I respect people who are legitimately against war or pacifists – it’s a religious thing for many of them, and I believe we have to respect other people’s religion and beliefs. But by the same token, I think they should admit that the other side in that war is not necessarily righteous. It certainly wasn’t here. And just because you oppose a war doesn’t mean the people your government has ordered to wage it are evil.

How have you changed as both an individual and a  writer as a result [of this book]?

I'm not sure. Every book changes you in some way; you learn something about the world or yourself. I don't mean to be trite, but that's what makes it interesting day after day. I honestly haven’t plotted out how my psyche has changed, what I might have thought if I hadn’t met Chris, etc.

Now, certainly on a day to day level, there have been effects, good and bad. For one thing, there seem to be a lot more media interviews.

And as I tell my wife, producers and publishers are hell of a lot more polite when they turn down my proposals.

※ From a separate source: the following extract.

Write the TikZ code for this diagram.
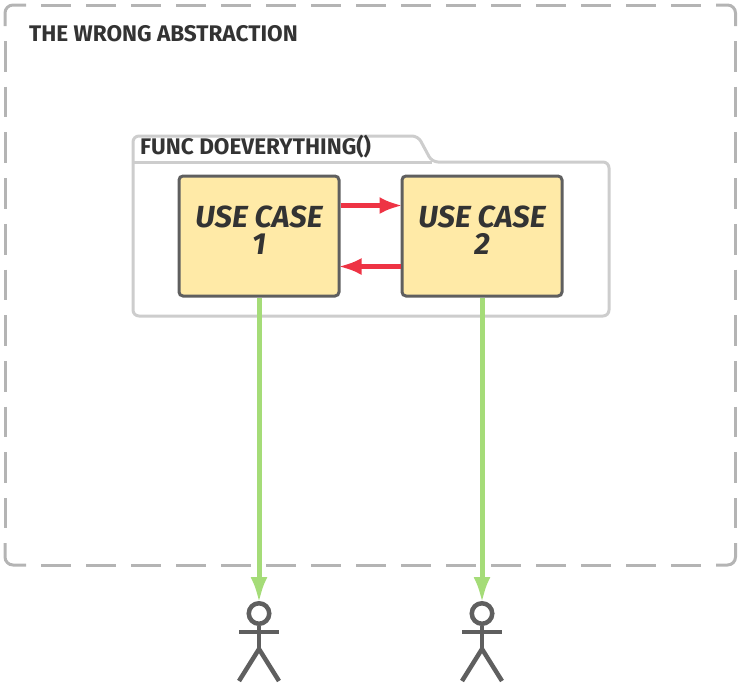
\documentclass[tikz,border=0pt]{standalone}
\usepackage{fontspec}
\setmainfont{Fira Sans}
\usetikzlibrary{arrows.meta}

\definecolor{boxfill}{HTML}{FFEAA7}
\definecolor{inkgrey}{HTML}{5F5F5F}
\definecolor{textgrey}{HTML}{333333}
\definecolor{framegrey}{HTML}{B4B4B4}
\definecolor{pkggrey}{HTML}{CDCDCD}
\definecolor{callred}{HTML}{EE3344}
\definecolor{usegreen}{HTML}{A5DC78}

\tikzset{
  usecase/.style={draw=inkgrey, fill=boxfill, line width=3pt, rounded corners=4pt,
    minimum width=160pt, minimum height=120pt, inner sep=0pt, text=textgrey,
    align=center, font=\fontsize{30.5}{30.5}\selectfont\bfseries\itshape},
  title/.style={anchor=base west, inner sep=0pt, text=textgrey,
    font=\fontsize{22.6}{22.6}\selectfont\bfseries},
  frameline/.style={framegrey, line width=3pt},
  call/.style={callred, line width=5pt, shorten >=-2pt, -{Latex[length=23pt,width=17pt]}},
  uses/.style={usegreen, line width=5pt, shorten >=-2pt, -{Latex[length=26pt,width=17pt]}},
  actorline/.style={draw=inkgrey, line width=4.5pt},
  head/.style={circle, draw=inkgrey, line width=4.5pt, fill=white, minimum size=20.5pt, inner sep=0pt}
}

\begin{document}
\begin{tikzpicture}[x=1pt, y=-1pt]

\useasboundingbox (0,0) rectangle (746,689);

% -------- Frames -----------
\draw [frameline, dash pattern=on 30pt off 15pt] (41,5) -- (701,5);
\draw [frameline, dash pattern=on 30pt off 15pt] (41,565) -- (701,565);
\draw [frameline, dash pattern=on 30.7pt off 15pt] (5,41) -- (5,528);
\draw [frameline, dash pattern=on 30.7pt off 15pt] (735.5,41) -- (735.5,528);
\draw [frameline, rounded corners=8pt] (5,26) -- (5,5) -- (26,5);
\draw [frameline, rounded corners=8pt] (716,5) -- (735.5,5) -- (735.5,26);
\draw [frameline, rounded corners=8pt] (5,543) -- (5,565) -- (26,565);
\draw [frameline, rounded corners=8pt] (716,565) -- (735.5,565) -- (735.5,543);
\node [title] (frametitle) at (29,41) {THE WRONG ABSTRACTION};

\draw [pkggrey, line width=3pt, rounded corners=6pt]
  (133,316) -- (133,136) -- (418,136) -- (432,162) -- (609,162) -- (609,316) -- cycle;
\draw [pkggrey, line width=3pt] (133,162) -- (432,162);
\node [title] (pkgtitle) at (140,154) {FUNC DOEVERYTHING()};

% -------- Use cases -----------
\node [usecase] (case1) at (259,236) {\raisebox{-5pt}[0pt][0pt]{\begin{tabular}{@{}c@{}}USE CASE\\[-3.5pt]1\end{tabular}}};
\node [usecase] (case2) at (482,236) {\raisebox{-5pt}[0pt][0pt]{\begin{tabular}{@{}c@{}}USE CASE\\[-3.5pt]2\end{tabular}}};

% -------- Actors -----------
\node [head] (head1) at (259,613.5) {};
\node [head] (head2) at (482,613.5) {};

\foreach \n/\x in {1/259, 2/482} {
  \coordinate (hip\n) at (\x,649);
  \coordinate (arml\n) at (\x-20,632);
  \coordinate (armr\n) at (\x+20,632);
  \coordinate (footl\n) at (\x-20,681);
  \coordinate (footr\n) at (\x+20,681);
  \draw [actorline] (head\n.south) -- (hip\n);
  \draw [actorline] (arml\n) -- (armr\n);
  \draw [actorline] (footl\n) -- (hip\n) -- (footr\n);
}

% -------- Connectors -----------
\draw [call] ([yshift=30.5pt]case1.east) -- ([yshift=30.5pt]case2.west);
\draw [call] ([yshift=-30.5pt]case2.west) -- ([yshift=-30.5pt]case1.east);
\draw [uses] (case1.south) -- (head1.north);
\draw [uses] (case2.south) -- (head2.north);

\end{tikzpicture}
\end{document}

More seriously, I guess the changes are mostly what I would consider superficial. There is more attention: I've been on TV enough that it's surely gone to my head. There are more requests for speaking engagements and helping charity events and that sort of thing. The truth is, I've written or co-written 14 NY Times best-sellers (and a few other books that actually sold better than some of those), and none of those compare in terms of public reaction to Sniper. The fact that it was made into such a huge movie confers a certain status that is less about me than other people's perceptions, to be honest. At least in my head, I'm still the same guy who walks the dog and takes out the garbage, and coached my son's rec soccer team. And I'm still the same guy who would have written Sniper for free because I believed in the guy whose story it was and his desire to help the families of the men who'd fallen on his watch.